## start Source excerpt

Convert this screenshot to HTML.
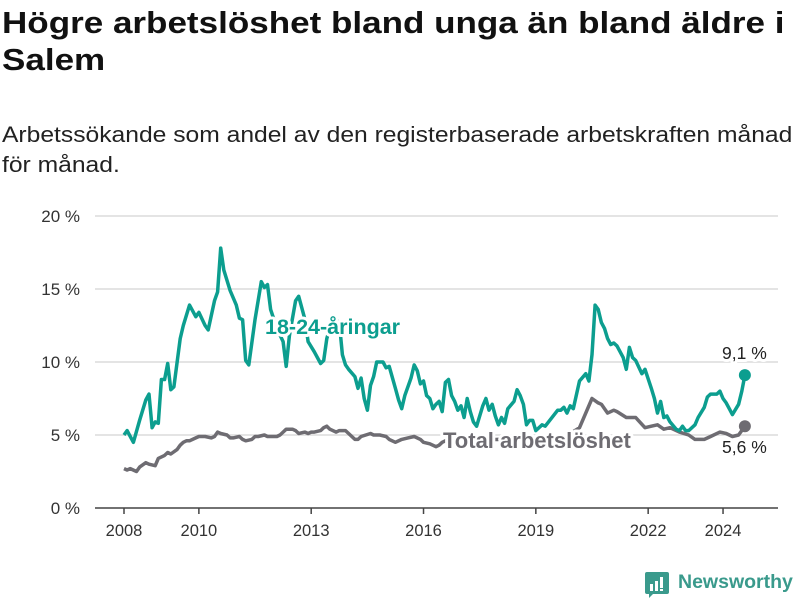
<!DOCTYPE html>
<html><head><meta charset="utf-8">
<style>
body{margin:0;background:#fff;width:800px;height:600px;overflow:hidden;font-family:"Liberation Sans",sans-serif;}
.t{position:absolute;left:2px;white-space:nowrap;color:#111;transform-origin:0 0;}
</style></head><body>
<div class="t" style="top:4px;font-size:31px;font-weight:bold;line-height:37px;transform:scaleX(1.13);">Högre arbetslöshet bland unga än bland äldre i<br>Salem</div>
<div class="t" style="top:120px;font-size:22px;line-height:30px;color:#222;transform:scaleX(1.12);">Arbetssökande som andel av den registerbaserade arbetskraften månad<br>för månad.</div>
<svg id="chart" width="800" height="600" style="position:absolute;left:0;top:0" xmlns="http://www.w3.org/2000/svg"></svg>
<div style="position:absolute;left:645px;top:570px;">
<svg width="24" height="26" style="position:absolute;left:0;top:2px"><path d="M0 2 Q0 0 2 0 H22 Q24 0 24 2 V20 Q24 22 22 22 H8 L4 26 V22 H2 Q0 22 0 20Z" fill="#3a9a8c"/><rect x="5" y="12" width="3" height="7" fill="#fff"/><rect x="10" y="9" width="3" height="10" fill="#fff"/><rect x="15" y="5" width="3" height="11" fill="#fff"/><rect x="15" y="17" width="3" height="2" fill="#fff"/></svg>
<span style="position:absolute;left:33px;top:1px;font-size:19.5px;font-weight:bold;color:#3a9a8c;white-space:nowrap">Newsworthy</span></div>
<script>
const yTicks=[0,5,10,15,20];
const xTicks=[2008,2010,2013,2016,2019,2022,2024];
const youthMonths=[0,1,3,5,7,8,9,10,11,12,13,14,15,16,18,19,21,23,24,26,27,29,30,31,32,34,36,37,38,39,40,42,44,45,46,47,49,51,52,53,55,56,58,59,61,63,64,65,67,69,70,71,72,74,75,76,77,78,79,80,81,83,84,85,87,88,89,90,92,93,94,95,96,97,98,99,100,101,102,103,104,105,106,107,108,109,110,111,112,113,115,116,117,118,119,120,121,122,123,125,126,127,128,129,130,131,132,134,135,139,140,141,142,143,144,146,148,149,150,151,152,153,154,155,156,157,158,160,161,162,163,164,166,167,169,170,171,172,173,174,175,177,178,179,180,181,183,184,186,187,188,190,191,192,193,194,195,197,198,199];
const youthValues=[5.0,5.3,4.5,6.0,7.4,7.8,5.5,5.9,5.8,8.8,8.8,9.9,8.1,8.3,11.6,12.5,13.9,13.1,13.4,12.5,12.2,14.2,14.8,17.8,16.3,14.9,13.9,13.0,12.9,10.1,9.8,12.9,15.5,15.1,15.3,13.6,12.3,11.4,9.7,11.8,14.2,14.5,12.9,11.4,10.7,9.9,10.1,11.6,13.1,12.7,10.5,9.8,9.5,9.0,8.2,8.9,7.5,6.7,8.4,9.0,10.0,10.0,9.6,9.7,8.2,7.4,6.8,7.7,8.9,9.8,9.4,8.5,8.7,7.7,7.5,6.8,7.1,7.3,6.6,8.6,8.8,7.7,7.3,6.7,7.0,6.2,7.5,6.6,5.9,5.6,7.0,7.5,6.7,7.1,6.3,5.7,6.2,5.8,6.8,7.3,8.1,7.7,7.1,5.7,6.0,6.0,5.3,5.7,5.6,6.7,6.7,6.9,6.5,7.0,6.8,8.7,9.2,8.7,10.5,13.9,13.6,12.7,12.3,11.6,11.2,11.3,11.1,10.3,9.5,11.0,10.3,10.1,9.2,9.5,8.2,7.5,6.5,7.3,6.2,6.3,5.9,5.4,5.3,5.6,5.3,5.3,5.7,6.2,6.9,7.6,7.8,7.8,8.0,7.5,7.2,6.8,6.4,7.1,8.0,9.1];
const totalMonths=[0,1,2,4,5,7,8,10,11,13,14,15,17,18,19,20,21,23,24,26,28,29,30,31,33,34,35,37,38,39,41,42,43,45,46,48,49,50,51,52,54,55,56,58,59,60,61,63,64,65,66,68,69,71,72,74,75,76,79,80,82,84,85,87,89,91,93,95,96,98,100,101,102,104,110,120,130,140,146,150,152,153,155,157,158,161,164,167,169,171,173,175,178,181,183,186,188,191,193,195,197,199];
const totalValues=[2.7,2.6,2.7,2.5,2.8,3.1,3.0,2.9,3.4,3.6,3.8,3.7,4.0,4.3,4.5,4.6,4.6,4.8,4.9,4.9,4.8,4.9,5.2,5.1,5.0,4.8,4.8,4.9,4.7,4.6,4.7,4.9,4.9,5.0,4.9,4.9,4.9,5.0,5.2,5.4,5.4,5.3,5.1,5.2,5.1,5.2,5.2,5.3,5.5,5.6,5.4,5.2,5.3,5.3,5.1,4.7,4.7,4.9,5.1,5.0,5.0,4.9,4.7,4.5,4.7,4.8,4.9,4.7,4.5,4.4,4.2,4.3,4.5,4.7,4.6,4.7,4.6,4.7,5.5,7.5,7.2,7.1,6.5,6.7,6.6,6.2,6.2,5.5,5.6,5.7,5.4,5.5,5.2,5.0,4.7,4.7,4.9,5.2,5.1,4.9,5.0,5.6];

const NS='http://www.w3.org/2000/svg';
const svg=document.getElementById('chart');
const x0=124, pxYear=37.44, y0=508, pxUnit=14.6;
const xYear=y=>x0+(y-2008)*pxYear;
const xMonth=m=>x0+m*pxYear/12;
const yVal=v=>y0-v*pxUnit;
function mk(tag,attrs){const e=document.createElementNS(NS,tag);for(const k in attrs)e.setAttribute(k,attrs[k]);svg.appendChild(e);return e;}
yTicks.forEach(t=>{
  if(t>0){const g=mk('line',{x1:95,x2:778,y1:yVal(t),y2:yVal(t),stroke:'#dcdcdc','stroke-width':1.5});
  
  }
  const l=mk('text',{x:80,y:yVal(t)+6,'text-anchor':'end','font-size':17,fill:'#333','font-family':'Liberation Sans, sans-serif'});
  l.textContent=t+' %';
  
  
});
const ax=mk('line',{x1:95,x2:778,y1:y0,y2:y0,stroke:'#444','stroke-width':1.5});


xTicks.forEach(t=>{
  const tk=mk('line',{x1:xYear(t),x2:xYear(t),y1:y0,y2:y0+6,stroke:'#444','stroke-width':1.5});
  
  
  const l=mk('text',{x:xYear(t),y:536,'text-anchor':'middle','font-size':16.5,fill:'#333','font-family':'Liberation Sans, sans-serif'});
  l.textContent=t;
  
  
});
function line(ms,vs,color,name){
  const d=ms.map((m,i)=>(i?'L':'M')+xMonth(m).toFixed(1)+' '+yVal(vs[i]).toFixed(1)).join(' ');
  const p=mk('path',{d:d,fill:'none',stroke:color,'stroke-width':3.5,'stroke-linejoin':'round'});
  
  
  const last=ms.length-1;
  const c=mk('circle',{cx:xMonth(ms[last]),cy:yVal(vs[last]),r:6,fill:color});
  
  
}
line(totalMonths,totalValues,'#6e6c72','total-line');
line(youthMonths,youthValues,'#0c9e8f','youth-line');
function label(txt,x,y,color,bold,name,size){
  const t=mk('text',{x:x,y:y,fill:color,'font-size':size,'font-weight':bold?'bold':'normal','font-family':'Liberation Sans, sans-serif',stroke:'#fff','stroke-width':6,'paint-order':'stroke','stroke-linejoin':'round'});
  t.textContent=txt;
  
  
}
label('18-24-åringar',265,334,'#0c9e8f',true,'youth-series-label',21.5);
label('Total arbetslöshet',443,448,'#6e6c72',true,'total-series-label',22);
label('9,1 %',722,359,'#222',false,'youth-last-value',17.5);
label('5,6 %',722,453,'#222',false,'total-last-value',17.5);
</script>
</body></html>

## end Source excerpt

Short exercise
Leave the images out, please, and restate each line word for word.

Result of the exercise
Convert this screenshot to HTML.
<!DOCTYPE html>
<html><head><meta charset="utf-8">
<style>
body{margin:0;background:#fff;width:800px;height:600px;overflow:hidden;font-family:"Liberation Sans",sans-serif;}
.t{position:absolute;left:2px;white-space:nowrap;color:#111;transform-origin:0 0;}
</style></head><body>
<div class="t" style="top:4px;font-size:31px;font-weight:bold;line-height:37px;transform:scaleX(1.13);">Högre arbetslöshet bland unga än bland äldre i<br>Salem</div>
<div class="t" style="top:120px;font-size:22px;line-height:30px;color:#222;transform:scaleX(1.12);">Arbetssökande som andel av den registerbaserade arbetskraften månad<br>för månad.</div>
<svg id="chart" width="800" height="600" style="position:absolute;left:0;top:0" xmlns="http://www.w3.org/2000/svg"></svg>
<div style="position:absolute;left:645px;top:570px;">
<svg width="24" height="26" style="position:absolute;left:0;top:2px"><path d="M0 2 Q0 0 2 0 H22 Q24 0 24 2 V20 Q24 22 22 22 H8 L4 26 V22 H2 Q0 22 0 20Z" fill="#3a9a8c"/><rect x="5" y="12" width="3" height="7" fill="#fff"/><rect x="10" y="9" width="3" height="10" fill="#fff"/><rect x="15" y="5" width="3" height="11" fill="#fff"/><rect x="15" y="17" width="3" height="2" fill="#fff"/></svg>
<span style="position:absolute;left:33px;top:1px;font-size:19.5px;font-weight:bold;color:#3a9a8c;white-space:nowrap">Newsworthy</span></div>
<script>
const yTicks=[0,5,10,15,20];
const xTicks=[2008,2010,2013,2016,2019,2022,2024];
const youthMonths=[0,1,3,5,7,8,9,10,11,12,13,14,15,16,18,19,21,23,24,26,27,29,30,31,32,34,36,37,38,39,40,42,44,45,46,47,49,51,52,53,55,56,58,59,61,63,64,65,67,69,70,71,72,74,75,76,77,78,79,80,81,83,84,85,87,88,89,90,92,93,94,95,96,97,98,99,100,101,102,103,104,105,106,107,108,109,110,111,112,113,115,116,117,118,119,120,121,122,123,125,126,127,128,129,130,131,132,134,135,139,140,141,142,143,144,146,148,149,150,151,152,153,154,155,156,157,158,160,161,162,163,164,166,167,169,170,171,172,173,174,175,177,178,179,180,181,183,184,186,187,188,190,191,192,193,194,195,197,198,199];
const youthValues=[5.0,5.3,4.5,6.0,7.4,7.8,5.5,5.9,5.8,8.8,8.8,9.9,8.1,8.3,11.6,12.5,13.9,13.1,13.4,12.5,12.2,14.2,14.8,17.8,16.3,14.9,13.9,13.0,12.9,10.1,9.8,12.9,15.5,15.1,15.3,13.6,12.3,11.4,9.7,11.8,14.2,14.5,12.9,11.4,10.7,9.9,10.1,11.6,13.1,12.7,10.5,9.8,9.5,9.0,8.2,8.9,7.5,6.7,8.4,9.0,10.0,10.0,9.6,9.7,8.2,7.4,6.8,7.7,8.9,9.8,9.4,8.5,8.7,7.7,7.5,6.8,7.1,7.3,6.6,8.6,8.8,7.7,7.3,6.7,7.0,6.2,7.5,6.6,5.9,5.6,7.0,7.5,6.7,7.1,6.3,5.7,6.2,5.8,6.8,7.3,8.1,7.7,7.1,5.7,6.0,6.0,5.3,5.7,5.6,6.7,6.7,6.9,6.5,7.0,6.8,8.7,9.2,8.7,10.5,13.9,13.6,12.7,12.3,11.6,11.2,11.3,11.1,10.3,9.5,11.0,10.3,10.1,9.2,9.5,8.2,7.5,6.5,7.3,6.2,6.3,5.9,5.4,5.3,5.6,5.3,5.3,5.7,6.2,6.9,7.6,7.8,7.8,8.0,7.5,7.2,6.8,6.4,7.1,8.0,9.1];
const totalMonths=[0,1,2,4,5,7,8,10,11,13,14,15,17,18,19,20,21,23,24,26,28,29,30,31,33,34,35,37,38,39,41,42,43,45,46,48,49,50,51,52,54,55,56,58,59,60,61,63,64,65,66,68,69,71,72,74,75,76,79,80,82,84,85,87,89,91,93,95,96,98,100,101,102,104,110,120,130,140,146,150,152,153,155,157,158,161,164,167,169,171,173,175,178,181,183,186,188,191,193,195,197,199];
const totalValues=[2.7,2.6,2.7,2.5,2.8,3.1,3.0,2.9,3.4,3.6,3.8,3.7,4.0,4.3,4.5,4.6,4.6,4.8,4.9,4.9,4.8,4.9,5.2,5.1,5.0,4.8,4.8,4.9,4.7,4.6,4.7,4.9,4.9,5.0,4.9,4.9,4.9,5.0,5.2,5.4,5.4,5.3,5.1,5.2,5.1,5.2,5.2,5.3,5.5,5.6,5.4,5.2,5.3,5.3,5.1,4.7,4.7,4.9,5.1,5.0,5.0,4.9,4.7,4.5,4.7,4.8,4.9,4.7,4.5,4.4,4.2,4.3,4.5,4.7,4.6,4.7,4.6,4.7,5.5,7.5,7.2,7.1,6.5,6.7,6.6,6.2,6.2,5.5,5.6,5.7,5.4,5.5,5.2,5.0,4.7,4.7,4.9,5.2,5.1,4.9,5.0,5.6];

const NS='http://www.w3.org/2000/svg';
const svg=document.getElementById('chart');
const x0=124, pxYear=37.44, y0=508, pxUnit=14.6;
const xYear=y=>x0+(y-2008)*pxYear;
const xMonth=m=>x0+m*pxYear/12;
const yVal=v=>y0-v*pxUnit;
function mk(tag,attrs){const e=document.createElementNS(NS,tag);for(const k in attrs)e.setAttribute(k,attrs[k]);svg.appendChild(e);return e;}
yTicks.forEach(t=>{
  if(t>0){const g=mk('line',{x1:95,x2:778,y1:yVal(t),y2:yVal(t),stroke:'#dcdcdc','stroke-width':1.5});
  
  }
  const l=mk('text',{x:80,y:yVal(t)+6,'text-anchor':'end','font-size':17,fill:'#333','font-family':'Liberation Sans, sans-serif'});
  l.textContent=t+' %';
  
  
});
const ax=mk('line',{x1:95,x2:778,y1:y0,y2:y0,stroke:'#444','stroke-width':1.5});


xTicks.forEach(t=>{
  const tk=mk('line',{x1:xYear(t),x2:xYear(t),y1:y0,y2:y0+6,stroke:'#444','stroke-width':1.5});
  
  
  const l=mk('text',{x:xYear(t),y:536,'text-anchor':'middle','font-size':16.5,fill:'#333','font-family':'Liberation Sans, sans-serif'});
  l.textContent=t;
  
  
});
function line(ms,vs,color,name){
  const d=ms.map((m,i)=>(i?'L':'M')+xMonth(m).toFixed(1)+' '+yVal(vs[i]).toFixed(1)).join(' ');
  const p=mk('path',{d:d,fill:'none',stroke:color,'stroke-width':3.5,'stroke-linejoin':'round'});
  
  
  const last=ms.length-1;
  const c=mk('circle',{cx:xMonth(ms[last]),cy:yVal(vs[last]),r:6,fill:color});
  
  
}
line(totalMonths,totalValues,'#6e6c72','total-line');
line(youthMonths,youthValues,'#0c9e8f','youth-line');
function label(txt,x,y,color,bold,name,size){
  const t=mk('text',{x:x,y:y,fill:color,'font-size':size,'font-weight':bold?'bold':'normal','font-family':'Liberation Sans, sans-serif',stroke:'#fff','stroke-width':6,'paint-order':'stroke','stroke-linejoin':'round'});
  t.textContent=txt;
  
  
}
label('18-24-åringar',265,334,'#0c9e8f',true,'youth-series-label',21.5);
label('Total arbetslöshet',443,448,'#6e6c72',true,'total-series-label',22);
label('9,1 %',722,359,'#222',false,'youth-last-value',17.5);
label('5,6 %',722,453,'#222',false,'total-last-value',17.5);
</script>
</body></html>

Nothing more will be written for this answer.